We will also want to facilitate jobs submitted to and from outside the local network, such as a dailies submission made from one of our artists in Brazil.

Each of these break the above assumption and require further thought but once settled would enable us to submut virtually any kind if job to a farm, freeing up local resources and reducing iteration times. Once we get there, we can start talking about what the interface for submitting arbitrary jobs should look like and how artists are to interact with it.

For that, here’s what I’ve got in mind.

At the moment, publishing any kind of asset is a matter of hitting publish. Submitting a render to Deadline aligns with that as does publishing the resulting image sequence. But where things tear is when we want to enable an artist to either publish locally or submit for remote publishing.

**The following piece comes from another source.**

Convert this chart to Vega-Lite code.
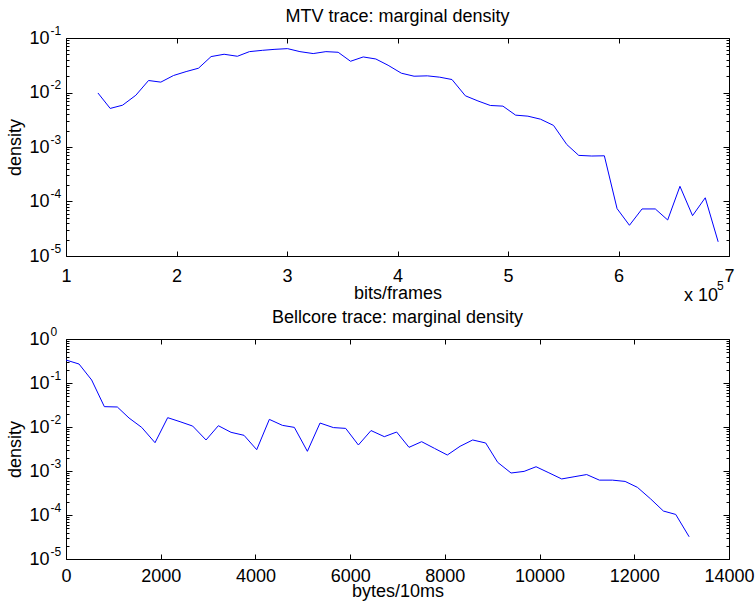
{
  "$schema": "https://vega.github.io/schema/vega-lite/v6.json",
  "background": "white",
  "padding": {"left": 5, "top": 7, "right": 0, "bottom": 0},
  "datasets": {
    "mtv": [
      {"x": 1.289, "density": 0.0098}, {"x": 1.400, "density": 0.0051}, {"x": 1.512, "density": 0.00585}, {"x": 1.632, "density": 0.0089},
      {"x": 1.747, "density": 0.0166}, {"x": 1.858, "density": 0.0155}, {"x": 1.973, "density": 0.0205}, {"x": 2.087, "density": 0.0242},
      {"x": 2.199, "density": 0.0279}, {"x": 2.313, "density": 0.0456}, {"x": 2.431, "density": 0.0503}, {"x": 2.551, "density": 0.0462},
      {"x": 2.660, "density": 0.0562}, {"x": 2.777, "density": 0.0594}, {"x": 2.891, "density": 0.062}, {"x": 3.005, "density": 0.0638},
      {"x": 3.117, "density": 0.0562}, {"x": 3.237, "density": 0.0518}, {"x": 3.352, "density": 0.0562}, {"x": 3.463, "density": 0.0547},
      {"x": 3.575, "density": 0.0374}, {"x": 3.690, "density": 0.0449}, {"x": 3.804, "density": 0.0412}, {"x": 3.915, "density": 0.0316},
      {"x": 4.035, "density": 0.0226}, {"x": 4.150, "density": 0.0199}, {"x": 4.270, "density": 0.0202}, {"x": 4.382, "density": 0.0191},
      {"x": 4.493, "density": 0.0173}, {"x": 4.614, "density": 0.0087}, {"x": 4.728, "density": 0.0070}, {"x": 4.840, "density": 0.00578},
      {"x": 4.954, "density": 0.00562}, {"x": 5.069, "density": 0.00384}, {"x": 5.180, "density": 0.00368}, {"x": 5.294, "density": 0.00324},
      {"x": 5.412, "density": 0.00249}, {"x": 5.532, "density": 0.00111}, {"x": 5.640, "density": 0.000702}, {"x": 5.758, "density": 0.000683},
      {"x": 5.872, "density": 0.00069}, {"x": 5.987, "density": 0.000074}, {"x": 6.099, "density": 0.0000366}, {"x": 6.213, "density": 0.000073},
      {"x": 6.333, "density": 0.000073}, {"x": 6.445, "density": 0.0000458}, {"x": 6.556, "density": 0.00019}, {"x": 6.670, "density": 0.000055},
      {"x": 6.785, "density": 0.000117}, {"x": 6.902, "density": 0.0000182}
    ],
    "bellcore": [
      {"x": 0, "density": 0.333}, {"x": 275, "density": 0.27}, {"x": 542, "density": 0.117}, {"x": 810, "density": 0.029},
      {"x": 1084, "density": 0.0285}, {"x": 1331, "density": 0.016}, {"x": 1598, "density": 0.0098}, {"x": 1880, "density": 0.0044},
      {"x": 2147, "density": 0.0163}, {"x": 2408, "density": 0.0132}, {"x": 2675, "density": 0.0105}, {"x": 2957, "density": 0.00507},
      {"x": 3217, "density": 0.0107}, {"x": 3485, "density": 0.00757}, {"x": 3759, "density": 0.00647}, {"x": 4027, "density": 0.00305},
      {"x": 4294, "density": 0.0149}, {"x": 4569, "density": 0.0109}, {"x": 4822, "density": 0.0098}, {"x": 5097, "density": 0.0028},
      {"x": 5364, "density": 0.0123}, {"x": 5646, "density": 0.0097}, {"x": 5906, "density": 0.0093}, {"x": 6174, "density": 0.0039},
      {"x": 6441, "density": 0.0083}, {"x": 6722, "density": 0.00603}, {"x": 6982, "density": 0.00769}, {"x": 7243, "density": 0.00345},
      {"x": 7510, "density": 0.00464}, {"x": 7781, "density": 0.00327}, {"x": 8052, "density": 0.00231}, {"x": 8321, "density": 0.00364},
      {"x": 8588, "density": 0.00507}, {"x": 8862, "density": 0.00433}, {"x": 9116, "density": 0.00157}, {"x": 9398, "density": 0.0009},
      {"x": 9673, "density": 0.00098}, {"x": 9926, "density": 0.00125}, {"x": 10197, "density": 0.00091}, {"x": 10467, "density": 0.00066},
      {"x": 10728, "density": 0.00074}, {"x": 10995, "density": 0.00083}, {"x": 11263, "density": 0.00062}, {"x": 11538, "density": 0.00062},
      {"x": 11806, "density": 0.00058}, {"x": 12066, "density": 0.000425}, {"x": 12347, "density": 0.000231}, {"x": 12615, "density": 0.000123},
      {"x": 12875, "density": 0.000103}, {"x": 13158, "density": 0.000032}
    ],
    "note": [{"base": "x 10", "exp": "5"}]
  },
  "config": {
    "font": "Liberation Sans",
    "view": {"stroke": "black", "strokeWidth": 1},
    "axis": {
      "domain": false, "tickColor": "black", "tickWidth": 1,
      "labelColor": "black", "titleColor": "black", "labelFont": "Liberation Sans", "titleFont": "Liberation Sans",
      "labelFontSize": 18, "titleFontSize": 18, "titleFontWeight": "normal", "grid": false,
      "labelFlush": false, "labelOverlap": false
    },
    "title": {"font": "Liberation Sans", "fontSize": 18, "fontWeight": "normal", "color": "black", "baseline": "alphabetic", "offset": -2}
  },
  "bounds": "flush",
  "spacing": 83,
  "vconcat": [
    {
      "width": 663, "height": 218,
      "title": {"text": "MTV trace: marginal density"},
      "data": {"name": "mtv"},
      "layer": [
        {
          "mark": {"type": "line", "color": "#0000ff", "strokeWidth": 1},
          "encoding": {
            "x": {"field": "x", "type": "quantitative", "scale": {"domain": [1, 7], "nice": false, "zero": false},
              "axis": {"orient": "bottom", "offset": -5, "values": [1, 2, 3, 4, 5, 6, 7], "tickSize": 5, "labelPadding": 11, "title": "bits/frames", "titleBaseline": "alphabetic", "titleY": 47}},
            "y": {"field": "density", "type": "quantitative", "scale": {"type": "log", "domain": [1e-5, 0.1], "nice": false},
              "axis": {"orient": "left", "offset": -6, "tickSize": 6, "title": "density", "titleBaseline": "alphabetic", "titleX": -52, "titleY": 109, "labelPadding": 17,
                "values": [1e-5, 1e-4, 1e-3, 1e-2, 1e-1], "labelExpr": "'10'"}}
          }
        },
        {
          "mark": {"type": "line", "opacity": 0},
          "encoding": {
            "x": {"field": "x", "type": "quantitative", "axis": null},
            "y": {"field": "density", "type": "quantitative",
              "axis": {"orient": "left", "ticks": false, "tickSize": 0, "title": null, "labelAlign": "left", "labelPadding": 16, "labelFontSize": 12, "labelOffset": -8,
                "values": [1e-5, 1e-4, 1e-3, 1e-2, 1e-1], "labelExpr": "'' + round(log(datum.value)/LN10)"}}
          }
        },
        {
          "mark": {"type": "line", "opacity": 0},
          "encoding": {
            "x": {"field": "x", "type": "quantitative", "axis": {"orient": "top", "offset": -5, "values": [1, 2, 3, 4, 5, 6, 7], "tickSize": 5, "labels": false, "title": null}},
            "y": {"field": "density", "type": "quantitative", "axis": {"orient": "right", "offset": -6, "tickSize": 6, "labels": false, "title": null, "values": [1e-5, 1e-4, 1e-3, 1e-2, 1e-1]}}
          }
        },
        {
          "mark": {"type": "line", "opacity": 0},
          "encoding": {
            "x": {"field": "x", "type": "quantitative", "axis": null},
            "y": {"field": "density", "type": "quantitative", "axis": {"orient": "left", "offset": -3, "tickSize": 3, "labels": false, "title": null,
              "values": [2e-5, 3e-5, 4e-5, 5e-5, 6e-5, 7e-5, 8e-5, 9e-5, 2e-4, 3e-4, 4e-4, 5e-4, 6e-4, 7e-4, 8e-4, 9e-4, 2e-3, 3e-3, 4e-3, 5e-3, 6e-3, 7e-3, 8e-3, 9e-3, 2e-2, 3e-2, 4e-2, 5e-2, 6e-2, 7e-2, 8e-2, 9e-2]}}
          }
        },
        {
          "mark": {"type": "line", "opacity": 0},
          "encoding": {
            "x": {"field": "x", "type": "quantitative", "axis": null},
            "y": {"field": "density", "type": "quantitative", "axis": {"orient": "right", "offset": -3, "tickSize": 3, "labels": false, "title": null,
              "values": [2e-5, 3e-5, 4e-5, 5e-5, 6e-5, 7e-5, 8e-5, 9e-5, 2e-4, 3e-4, 4e-4, 5e-4, 6e-4, 7e-4, 8e-4, 9e-4, 2e-3, 3e-3, 4e-3, 5e-3, 6e-3, 7e-3, 8e-3, 9e-3, 2e-2, 3e-2, 4e-2, 5e-2, 6e-2, 7e-2, 8e-2, 9e-2]}}
          }
        },
        {
          "data": {"name": "note"},
          "mark": {"type": "text", "align": "right", "baseline": "alphabetic", "fontSize": 18, "dx": -11, "dy": 45, "color": "black"},
          "encoding": {
            "text": {"field": "base"},
            "x": {"datum": 7, "type": "quantitative", "axis": null},
            "y": {"datum": 1e-5, "type": "quantitative", "axis": null}
          }
        },
        {
          "data": {"name": "note"},
          "mark": {"type": "text", "align": "left", "baseline": "alphabetic", "fontSize": 12, "dx": -12, "dy": 34, "color": "black"},
          "encoding": {
            "text": {"field": "exp"},
            "x": {"datum": 7, "type": "quantitative", "axis": null},
            "y": {"datum": 1e-5, "type": "quantitative", "axis": null}
          }
        }
      ],
      "resolve": {"axis": {"x": "independent", "y": "independent"}}
    },
    {
      "width": 663, "height": 220,
      "title": {"text": "Bellcore trace: marginal density"},
      "data": {"name": "bellcore"},
      "layer": [
        {
          "mark": {"type": "line", "color": "#0000ff", "strokeWidth": 1},
          "encoding": {
            "x": {"field": "x", "type": "quantitative", "scale": {"domain": [0, 14000], "nice": false},
              "axis": {"orient": "bottom", "offset": -5, "values": [0, 2000, 4000, 6000, 8000, 10000, 12000, 14000], "format": "d", "tickSize": 5, "labelPadding": 8, "title": "bytes/10ms", "titleBaseline": "alphabetic", "titleY": 42}},
            "y": {"field": "density", "type": "quantitative", "scale": {"type": "log", "domain": [1e-5, 1], "nice": false},
              "axis": {"orient": "left", "offset": -6, "tickSize": 6, "title": "density", "titleBaseline": "alphabetic", "titleX": -52, "titleY": 110, "labelPadding": 17,
                "values": [1e-5, 1e-4, 1e-3, 1e-2, 1e-1, 1], "labelExpr": "'10'"}}
          }
        },
        {
          "mark": {"type": "line", "opacity": 0},
          "encoding": {
            "x": {"field": "x", "type": "quantitative", "axis": null},
            "y": {"field": "density", "type": "quantitative",
              "axis": {"orient": "left", "ticks": false, "tickSize": 0, "title": null, "labelAlign": "left", "labelPadding": 16, "labelFontSize": 12, "labelOffset": -8,
                "values": [1e-5, 1e-4, 1e-3, 1e-2, 1e-1, 1], "labelExpr": "'' + round(log(datum.value)/LN10)"}}
          }
        },
        {
          "mark": {"type": "line", "opacity": 0},
          "encoding": {
            "x": {"field": "x", "type": "quantitative", "axis": {"orient": "top", "offset": -5, "values": [0, 2000, 4000, 6000, 8000, 10000, 12000, 14000], "tickSize": 5, "labels": false, "title": null}},
            "y": {"field": "density", "type": "quantitative", "axis": {"orient": "right", "offset": -6, "tickSize": 6, "labels": false, "title": null, "values": [1e-5, 1e-4, 1e-3, 1e-2, 1e-1, 1]}}
          }
        },
        {
          "mark": {"type": "line", "opacity": 0},
          "encoding": {
            "x": {"field": "x", "type": "quantitative", "axis": null},
            "y": {"field": "density", "type": "quantitative", "axis": {"orient": "left", "offset": -3, "tickSize": 3, "labels": false, "title": null,
              "values": [2e-5, 3e-5, 4e-5, 5e-5, 6e-5, 7e-5, 8e-5, 9e-5, 2e-4, 3e-4, 4e-4, 5e-4, 6e-4, 7e-4, 8e-4, 9e-4, 2e-3, 3e-3, 4e-3, 5e-3, 6e-3, 7e-3, 8e-3, 9e-3, 2e-2, 3e-2, 4e-2, 5e-2, 6e-2, 7e-2, 8e-2, 9e-2, 0.2, 0.3, 0.4, 0.5, 0.6, 0.7, 0.8, 0.9]}}
          }
        },
        {
          "mark": {"type": "line", "opacity": 0},
          "encoding": {
            "x": {"field": "x", "type": "quantitative", "axis": null},
            "y": {"field": "density", "type": "quantitative", "axis": {"orient": "right", "offset": -3, "tickSize": 3, "labels": false, "title": null,
              "values": [2e-5, 3e-5, 4e-5, 5e-5, 6e-5, 7e-5, 8e-5, 9e-5, 2e-4, 3e-4, 4e-4, 5e-4, 6e-4, 7e-4, 8e-4, 9e-4, 2e-3, 3e-3, 4e-3, 5e-3, 6e-3, 7e-3, 8e-3, 9e-3, 2e-2, 3e-2, 4e-2, 5e-2, 6e-2, 7e-2, 8e-2, 9e-2, 0.2, 0.3, 0.4, 0.5, 0.6, 0.7, 0.8, 0.9]}}
          }
        }
      ],
      "resolve": {"axis": {"x": "independent", "y": "independent"}}
    }
  ]
}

To solve this, I’ll implement a dedicated option in addition to the menu item “Publish” called something along the lines of “Submit”. With it, publishing would be submitted as opposed to made directly.

That way, we reap a few benefits right ofd the bat.

The workflow remains the same
We can validate both local and remote publishes via the same mechanism
Any kind of job can be run either locally or remote via the same interface.

Technically, this would involve dynamically managing the registered host to include/exclude a keyword e.g. remote. This keyword would expose relevant plugins for submission to remote publishing via the standard Pyblish host mechanism.

Next Week

The pipeline is in a solid enough state to account for all projects in the foreseeable future, expected 6-12 months, at which point we can re-evaluate where we are at and where to go next.

Next week I’ll start winding things down and prepare for less involved oversight of the pipeline as I transition into other projects. My expectation is for the pipeline to continue to evolve over time and intend to be there as things progress. I’ll be on Slack indefinitely for support and will implement and manage various features as they become relevant.

What is most important to you is that you continue to test the pipeline with all scenarios you yourself think will become relevant over the course of the coming year.